> **MATERIAL**:
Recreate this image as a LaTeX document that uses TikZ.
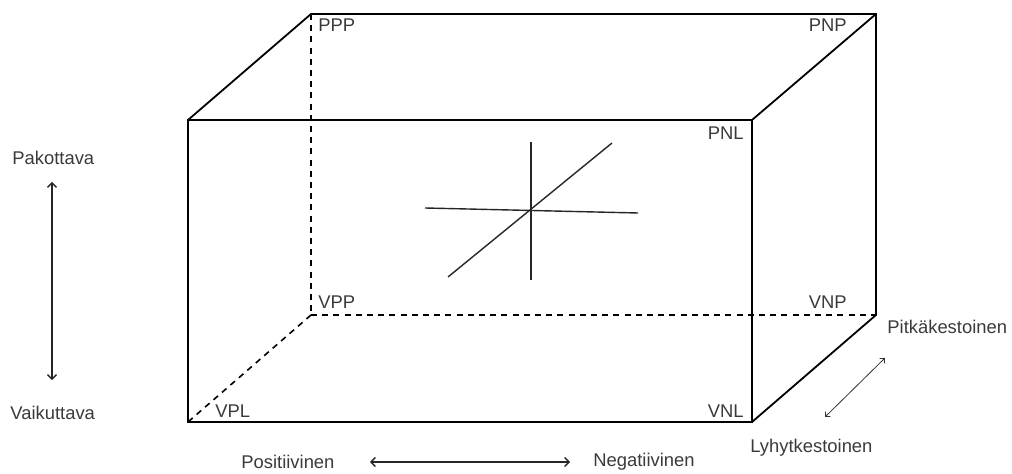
\documentclass[tikz,border=0pt]{standalone}
\usepackage{fontspec}
\setmainfont{Liberation Sans}
\usetikzlibrary{arrows.meta}
\definecolor{labelgray}{HTML}{3A3A3A}
\begin{document}
\begin{tikzpicture}[x=0.5pt,y=-0.5pt,
  edge/.style={line width=0.9pt,black},
  hidden/.style={line width=0.8pt,black,dash pattern=on 3pt off 2.6pt},
  cross/.style={line width=0.7pt,black!85},
  axisarrow/.style={line width=0.7pt,black!85,{Straight Barb[length=2.2pt,width=4.5pt]}-{Straight Barb[length=2.2pt,width=4.5pt]}},
  thinarrow/.style={line width=0.4pt,black!80,{Straight Barb[length=1.8pt,width=3.5pt]}-{Straight Barb[length=1.8pt,width=3.5pt]}},
  lbl/.style={text=labelgray,font=\fontsize{9.2}{11}\selectfont,inner sep=0pt}]
\useasboundingbox (0,0) rectangle (1012,474);

% corners of the box
\coordinate (PNLc) at (752,120);
\coordinate (VPLc) at (188,422);
\coordinate (VNLc) at (752,422);
\coordinate (PPLc) at (188,120);
\coordinate (PPPc) at (311,14);
\coordinate (PNPc) at (876,14);
\coordinate (VPPc) at (311,315);
\coordinate (VNPc) at (876,315);

% hidden edges
\draw[hidden] (PPPc) -- (VPPc);
\draw[hidden] (VPPc) -- (VNPc);
\draw[hidden] (VPPc) -- (VPLc);

% visible edges
\draw[edge] (PPLc) rectangle (VNLc);
\draw[edge] (PPLc) -- (PPPc) -- (PNPc) -- (VNPc) -- (VNLc);
\draw[edge] (PNLc) -- (PNPc);

% corner labels
\node[lbl,anchor=west] (PPP) at (318,25) {PPP};
\node[lbl,anchor=east] (PNP) at (847,25) {PNP};
\node[lbl,anchor=east] (PNL) at (744,133) {PNL};
\node[lbl,anchor=west] (VPP) at (318,302) {VPP};
\node[lbl,anchor=east] (VNP) at (847,302) {VNP};
\node[lbl,anchor=west] (VPL) at (215,411) {VPL};
\node[lbl,anchor=east] (VNL) at (744,411) {VNL};

% axes cross in the centre
\coordinate (cxT) at (531,142);
\coordinate (cxB) at (531,280);
\coordinate (cxL) at (425,208);
\coordinate (cxR) at (638,213);
\coordinate (cxD1) at (448,277);
\coordinate (cxD2) at (612,143);
\draw[cross] (cxT) -- (cxB);
\draw[cross] (cxL) -- (cxR);
\draw[cross] (cxD1) -- (cxD2);

% vertical scale
\node[lbl,anchor=west] (pak) at (12,158) {Pakottava};
\node[lbl,anchor=west] (vai) at (10,413) {Vaikuttava};
\coordinate (vTop) at (52,182);
\coordinate (vBot) at (52,380);
\draw[axisarrow] (vTop) -- (vBot);

% horizontal scale
\node[lbl,anchor=west] (pos) at (241,462) {Positiivinen};
\node[lbl,anchor=west] (neg) at (593,462) {Negatiivinen};
\coordinate (hL) at (370,462);
\coordinate (hR) at (570,462);
\draw[axisarrow] (hL) -- (hR);

% depth scale
\node[lbl,anchor=west] (pit) at (887,327) {Pitkäkestoinen};
\node[lbl,anchor=west] (lyh) at (750,448) {Lyhytkestoinen};
\coordinate (dA) at (885,358);
\coordinate (dB) at (825,417);
\draw[thinarrow] (dA) -- (dB);
\end{tikzpicture}
\end{document}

> **PROMPT**:
Copy the material above in full and exactly, skipping pictures.

> **EXPECTED ANSWER**:
Recreate this image as a LaTeX document that uses TikZ.
\documentclass[tikz,border=0pt]{standalone}
\usepackage{fontspec}
\setmainfont{Liberation Sans}
\usetikzlibrary{arrows.meta}
\definecolor{labelgray}{HTML}{3A3A3A}
\begin{document}
\begin{tikzpicture}[x=0.5pt,y=-0.5pt,
  edge/.style={line width=0.9pt,black},
  hidden/.style={line width=0.8pt,black,dash pattern=on 3pt off 2.6pt},
  cross/.style={line width=0.7pt,black!85},
  axisarrow/.style={line width=0.7pt,black!85,{Straight Barb[length=2.2pt,width=4.5pt]}-{Straight Barb[length=2.2pt,width=4.5pt]}},
  thinarrow/.style={line width=0.4pt,black!80,{Straight Barb[length=1.8pt,width=3.5pt]}-{Straight Barb[length=1.8pt,width=3.5pt]}},
  lbl/.style={text=labelgray,font=\fontsize{9.2}{11}\selectfont,inner sep=0pt}]
\useasboundingbox (0,0) rectangle (1012,474);

% corners of the box
\coordinate (PNLc) at (752,120);
\coordinate (VPLc) at (188,422);
\coordinate (VNLc) at (752,422);
\coordinate (PPLc) at (188,120);
\coordinate (PPPc) at (311,14);
\coordinate (PNPc) at (876,14);
\coordinate (VPPc) at (311,315);
\coordinate (VNPc) at (876,315);

% hidden edges
\draw[hidden] (PPPc) -- (VPPc);
\draw[hidden] (VPPc) -- (VNPc);
\draw[hidden] (VPPc) -- (VPLc);

% visible edges
\draw[edge] (PPLc) rectangle (VNLc);
\draw[edge] (PPLc) -- (PPPc) -- (PNPc) -- (VNPc) -- (VNLc);
\draw[edge] (PNLc) -- (PNPc);

% corner labels
\node[lbl,anchor=west] (PPP) at (318,25) {PPP};
\node[lbl,anchor=east] (PNP) at (847,25) {PNP};
\node[lbl,anchor=east] (PNL) at (744,133) {PNL};
\node[lbl,anchor=west] (VPP) at (318,302) {VPP};
\node[lbl,anchor=east] (VNP) at (847,302) {VNP};
\node[lbl,anchor=west] (VPL) at (215,411) {VPL};
\node[lbl,anchor=east] (VNL) at (744,411) {VNL};

% axes cross in the centre
\coordinate (cxT) at (531,142);
\coordinate (cxB) at (531,280);
\coordinate (cxL) at (425,208);
\coordinate (cxR) at (638,213);
\coordinate (cxD1) at (448,277);
\coordinate (cxD2) at (612,143);
\draw[cross] (cxT) -- (cxB);
\draw[cross] (cxL) -- (cxR);
\draw[cross] (cxD1) -- (cxD2);

% vertical scale
\node[lbl,anchor=west] (pak) at (12,158) {Pakottava};
\node[lbl,anchor=west] (vai) at (10,413) {Vaikuttava};
\coordinate (vTop) at (52,182);
\coordinate (vBot) at (52,380);
\draw[axisarrow] (vTop) -- (vBot);

% horizontal scale
\node[lbl,anchor=west] (pos) at (241,462) {Positiivinen};
\node[lbl,anchor=west] (neg) at (593,462) {Negatiivinen};
\coordinate (hL) at (370,462);
\coordinate (hR) at (570,462);
\draw[axisarrow] (hL) -- (hR);

% depth scale
\node[lbl,anchor=west] (pit) at (887,327) {Pitkäkestoinen};
\node[lbl,anchor=west] (lyh) at (750,448) {Lyhytkestoinen};
\coordinate (dA) at (885,358);
\coordinate (dB) at (825,417);
\draw[thinarrow] (dA) -- (dB);
\end{tikzpicture}
\end{document}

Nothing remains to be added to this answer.